▸ **Written request**:
Write out the material exactly, with the pictures left out.

[start Input material]

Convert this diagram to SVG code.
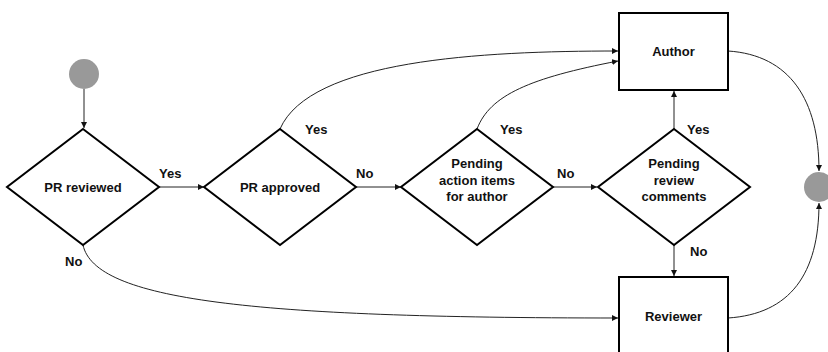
<svg xmlns="http://www.w3.org/2000/svg" width="828" height="352" viewBox="0 0 828 352">
  <style>
    .shape { fill: #ffffff; stroke: #000000; stroke-width: 2; }
    .term { fill: #999999; }
    .edge { fill: none; stroke: #222222; stroke-width: 1; marker-end: url(#arrow); }
    text { font-family: "Liberation Sans", Arial, sans-serif; font-weight: bold; font-size: 13px; fill: #111111; }
    .c { text-anchor: middle; }
  </style>
  <defs>
    <marker id="arrow" viewBox="0 0 10 10" refX="10" refY="5" markerWidth="6" markerHeight="6" markerUnits="userSpaceOnUse" orient="auto">
      <path d="M0,0 L10,5 L0,10 z" fill="#111111"/>
    </marker>
  </defs>
  <rect width="828" height="352" fill="#ffffff"/>

  <g id="connectors">
    <path class="edge" d="M84,89 L84,128"/>
    <path class="edge" d="M159,187 L204,187"/>
    <path class="edge" d="M356,187 L401,187"/>
    <path class="edge" d="M553,187 L597,187"/>
    <path class="edge" d="M280,129 C310,60 480,51 618,51"/>
    <path class="edge" d="M477,129 C490,95 530,78 618,61"/>
    <path class="edge" d="M674,129 L674,91"/>
    <path class="edge" d="M674,245 L674,276"/>
    <path class="edge" d="M83,245 C95,300 250,318 618,318"/>
    <path class="edge" d="M728,51 C790,55 819,100 819,171"/>
    <path class="edge" d="M728,318 C790,314 819,274 819,203"/>
    <text x="159" y="178">Yes</text>
    <text x="65" y="266">No</text>
    <text x="305" y="134">Yes</text>
    <text x="356" y="178">No</text>
    <text x="500" y="134">Yes</text>
    <text x="557" y="178">No</text>
    <text x="687" y="134">Yes</text>
    <text x="690" y="256">No</text>
  </g>

  <g id="start">
    <circle class="term" cx="84" cy="74" r="15"/>
  </g>
  <g id="end">
    <circle class="term" cx="819" cy="187" r="15"/>
  </g>

  <g id="pr-reviewed">
    <polygon class="shape" points="83,129 159,187 83,245 7,187"/>
    <text class="c" x="83" y="192">PR reviewed</text>
  </g>
  <g id="pr-approved">
    <polygon class="shape" points="280,129 356,187 280,245 204,187"/>
    <text class="c" x="280" y="192">PR approved</text>
  </g>
  <g id="pending-action-items">
    <polygon class="shape" points="477,129 553,187 477,245 401,187"/>
    <text class="c" x="477" y="168">Pending</text>
    <text class="c" x="477" y="184.5">action items</text>
    <text class="c" x="477" y="201">for author</text>
  </g>
  <g id="pending-review-comments">
    <polygon class="shape" points="674,129 750,187 674,245 598,187"/>
    <text class="c" x="674" y="168">Pending</text>
    <text class="c" x="674" y="184.5">review</text>
    <text class="c" x="674" y="201">comments</text>
  </g>
  <g id="author">
    <rect class="shape" x="619" y="13" width="109" height="77"/>
    <text class="c" x="673.5" y="56">Author</text>
  </g>
  <g id="reviewer">
    <rect class="shape" x="619" y="277" width="109" height="77"/>
    <text class="c" x="673.5" y="321">Reviewer</text>
  </g>
</svg>
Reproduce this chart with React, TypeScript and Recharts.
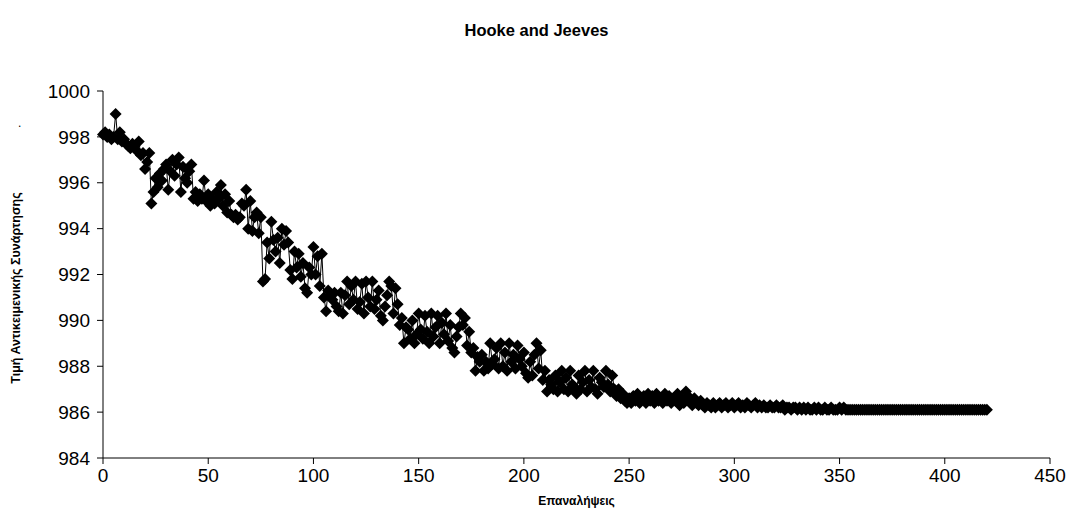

[end Input material]

▸ **Exercise result**:
Convert this diagram to SVG code.
<svg xmlns="http://www.w3.org/2000/svg" width="828" height="352" viewBox="0 0 828 352">
  <style>
    .shape { fill: #ffffff; stroke: #000000; stroke-width: 2; }
    .term { fill: #999999; }
    .edge { fill: none; stroke: #222222; stroke-width: 1; marker-end: url(#arrow); }
    text { font-family: "Liberation Sans", Arial, sans-serif; font-weight: bold; font-size: 13px; fill: #111111; }
    .c { text-anchor: middle; }
  </style>
  <defs>
    <marker id="arrow" viewBox="0 0 10 10" refX="10" refY="5" markerWidth="6" markerHeight="6" markerUnits="userSpaceOnUse" orient="auto">
      <path d="M0,0 L10,5 L0,10 z" fill="#111111"/>
    </marker>
  </defs>
  <rect width="828" height="352" fill="#ffffff"/>

  <g id="connectors">
    <path class="edge" d="M84,89 L84,128"/>
    <path class="edge" d="M159,187 L204,187"/>
    <path class="edge" d="M356,187 L401,187"/>
    <path class="edge" d="M553,187 L597,187"/>
    <path class="edge" d="M280,129 C310,60 480,51 618,51"/>
    <path class="edge" d="M477,129 C490,95 530,78 618,61"/>
    <path class="edge" d="M674,129 L674,91"/>
    <path class="edge" d="M674,245 L674,276"/>
    <path class="edge" d="M83,245 C95,300 250,318 618,318"/>
    <path class="edge" d="M728,51 C790,55 819,100 819,171"/>
    <path class="edge" d="M728,318 C790,314 819,274 819,203"/>
    <text x="159" y="178">Yes</text>
    <text x="65" y="266">No</text>
    <text x="305" y="134">Yes</text>
    <text x="356" y="178">No</text>
    <text x="500" y="134">Yes</text>
    <text x="557" y="178">No</text>
    <text x="687" y="134">Yes</text>
    <text x="690" y="256">No</text>
  </g>

  <g id="start">
    <circle class="term" cx="84" cy="74" r="15"/>
  </g>
  <g id="end">
    <circle class="term" cx="819" cy="187" r="15"/>
  </g>

  <g id="pr-reviewed">
    <polygon class="shape" points="83,129 159,187 83,245 7,187"/>
    <text class="c" x="83" y="192">PR reviewed</text>
  </g>
  <g id="pr-approved">
    <polygon class="shape" points="280,129 356,187 280,245 204,187"/>
    <text class="c" x="280" y="192">PR approved</text>
  </g>
  <g id="pending-action-items">
    <polygon class="shape" points="477,129 553,187 477,245 401,187"/>
    <text class="c" x="477" y="168">Pending</text>
    <text class="c" x="477" y="184.5">action items</text>
    <text class="c" x="477" y="201">for author</text>
  </g>
  <g id="pending-review-comments">
    <polygon class="shape" points="674,129 750,187 674,245 598,187"/>
    <text class="c" x="674" y="168">Pending</text>
    <text class="c" x="674" y="184.5">review</text>
    <text class="c" x="674" y="201">comments</text>
  </g>
  <g id="author">
    <rect class="shape" x="619" y="13" width="109" height="77"/>
    <text class="c" x="673.5" y="56">Author</text>
  </g>
  <g id="reviewer">
    <rect class="shape" x="619" y="277" width="109" height="77"/>
    <text class="c" x="673.5" y="321">Reviewer</text>
  </g>
</svg>
Reproduce this chart with React, TypeScript and Recharts.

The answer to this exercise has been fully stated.